• _Do this_
Extract everything from the first line through the line with "plt.rcParams['font.family'] = ['Noto", both ends included, except for any pictures.

***

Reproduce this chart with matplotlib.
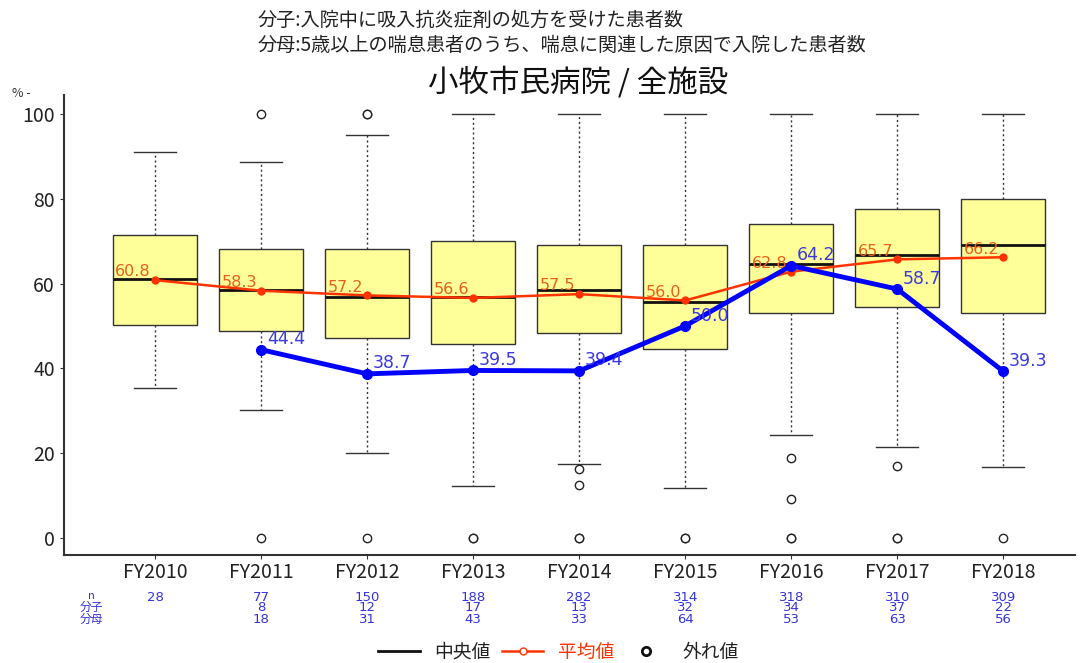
import matplotlib
matplotlib.use("Agg")
import matplotlib.pyplot as plt
from matplotlib.lines import Line2D
from matplotlib.transforms import blended_transform_factory

plt.rcParams['font.family'] = ['Noto Sans CJK JP', 'DejaVu Sans']

years = ["FY2010", "FY2011", "FY2012", "FY2013", "FY2014", "FY2015", "FY2016", "FY2017", "FY2018"]
q1 = [50.2, 48.8, 47.2, 45.8, 48.3, 44.6, 53.1, 54.5, 53.1]
med = [61.1, 58.5, 56.9, 56.8, 58.5, 55.7, 64.6, 66.7, 69.1]
q3 = [71.5, 68.2, 68.2, 70.0, 69.1, 69.1, 74.1, 77.6, 80.0]
wlo = [35.4, 30.2, 20.0, 12.3, 17.5, 11.8, 24.3, 21.5, 16.7]
whi = [91.0, 88.7, 95.0, 100.0, 100.0, 100.0, 100.0, 100.0, 100.0]
fliers = [[], [100, 0], [100, 100, 0], [0, 0], [16.3, 12.5, 0, 0], [0, 0], [18.9, 9.1, 0, 0], [17.0, 0, 0], [0]]
means = [60.8, 58.3, 57.2, 56.6, 57.5, 56.0, 62.8, 65.7, 66.2]
hosp_x = [1, 2, 3, 4, 5, 6, 7, 8]
hosp = [44.4, 38.7, 39.5, 39.4, 50.0, 64.2, 58.7, 39.3]
n_vals = ["28", "77", "150", "188", "282", "314", "318", "310", "309"]
num_vals = ["", "8", "12", "17", "13", "32", "34", "37", "22"]
den_vals = ["", "18", "31", "43", "33", "64", "53", "63", "56"]

fig = plt.figure(figsize=(10.84, 6.63), dpi=100)
ax = fig.add_axes([0.059, 0.163, 0.933, 0.694])

stats = []
for i in range(len(years)):
    stats.append(dict(med=med[i], q1=q1[i], q3=q3[i], whislo=wlo[i], whishi=whi[i], fliers=fliers[i]))
pos = list(range(len(years)))
ax.bxp(stats, positions=pos, widths=0.79, capwidths=0.4, patch_artist=True, showfliers=True,
       boxprops=dict(facecolor='#ffff99', edgecolor='#333333', linewidth=1.0),
       medianprops=dict(color='#111111', linewidth=2.0),
       whiskerprops=dict(color='#333333', linewidth=1.0, linestyle=(0, (1.5, 2))),
       capprops=dict(color='#333333', linewidth=1.0),
       flierprops=dict(marker='o', markerfacecolor='white', markeredgecolor='#222222', markersize=6, markeredgewidth=1.0))

ax.plot(pos, means, color='#ff3300', linewidth=1.8, marker='o', markersize=5,
        markerfacecolor='#ff3300', markeredgecolor='#ff3300', zorder=5)
for x, m in zip(pos, means):
    ax.annotate(f"{m:.1f}", (x, m), xytext=(-3, 0.5), textcoords='offset points', ha='right', va='bottom',
                fontsize=11.5, color='#e8601c', zorder=6, family=['DejaVu Sans'])

ax.plot(hosp_x, hosp, color='#0000ff', linewidth=3.5, marker='o', markersize=7, zorder=7)
for x, h in zip(hosp_x, hosp):
    ax.annotate(f"{h:.1f}", (x, h), xytext=(4, 1), textcoords='offset points', ha='left', va='bottom',
                fontsize=12.5, color='#3a3ae0', zorder=8, family=['DejaVu Sans'])

ax.set_xlim(-0.86, 8.68)
ax.set_ylim(-4, 104.5)
ax.set_xticks(pos)
ax.set_xticklabels(years, fontsize=14, color='#222222')
ax.set_yticks([0, 20, 40, 60, 80, 100])
ax.set_yticklabels(["0", "20", "40", "60", "80", "100"], fontsize=14, color='#222222')
ax.tick_params(axis='both', length=3, color='#333333')
ax.tick_params(axis='x', pad=2)
for s in ['top', 'right']:
    ax.spines[s].set_visible(False)
ax.spines['left'].set_color('#333333')
ax.spines['bottom'].set_color('#333333')
ax.spines['left'].set_linewidth(1.5)
ax.spines['bottom'].set_linewidth(1.5)

fig.text(0.011, 0.853, "% -", fontsize=9, color='#333333')

fig.text(0.238, 0.969, "分子:入院中に吸入抗炎症剤の処方を受けた患者数", fontsize=13.8, color='#222222', va='center')
fig.text(0.238, 0.931, "分母:5歳以上の喘息患者のうち、喘息に関連した原因で入院した患者数", fontsize=13.8, color='#222222', va='center')
fig.text(0.533, 0.875, "小牧市民病院 / 全施設", fontsize=22, color='#111111', ha='center', va='center')

tr = blended_transform_factory(ax.transData, fig.transFigure)
tc = '#3333dd'
for i in range(len(years)):
    ax.text(i, 0.0995, n_vals[i], transform=tr, ha='center', va='center', fontsize=9.5, color=tc, family=['DejaVu Sans'])
    ax.text(i, 0.083, num_vals[i], transform=tr, ha='center', va='center', fontsize=9.5, color=tc, family=['DejaVu Sans'])
    ax.text(i, 0.066, den_vals[i], transform=tr, ha='center', va='center', fontsize=9.5, color=tc, family=['DejaVu Sans'])
fig.text(0.084, 0.101, "n", fontsize=8, color=tc, ha='center', va='center')
fig.text(0.084, 0.0835, "分子", fontsize=8.5, color=tc, ha='center', va='center')
fig.text(0.084, 0.0655, "分母", fontsize=8.5, color=tc, ha='center', va='center')

handles = [Line2D([0], [0], color='#111111', linewidth=2),
           Line2D([0], [0], color='#ff3300', linewidth=1.8, marker='o', markersize=5, markerfacecolor='white'),
           Line2D([0], [0], color='none', marker='o', markersize=6, markerfacecolor='white', markeredgecolor='#111111', markeredgewidth=2)]
leg = fig.legend(handles, ["中央値", "平均値", "外れ値"], loc='center', bbox_to_anchor=(0.515, 0.016), ncol=3,
                 frameon=False, fontsize=13.5, handlelength=2.2, columnspacing=0.6, handletextpad=0.8)
texts = leg.get_texts()
texts[1].set_color('#ff3300')
texts[0].set_color('#222222')
texts[2].set_color('#222222')

fig.savefig("out.png", dpi=100)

***

• _The output_
Reproduce this chart with matplotlib.
import matplotlib
matplotlib.use("Agg")
import matplotlib.pyplot as plt
from matplotlib.lines import Line2D
from matplotlib.transforms import blended_transform_factory

plt.rcParams['font.family'] = ['Noto Sans CJK JP', 'DejaVu Sans']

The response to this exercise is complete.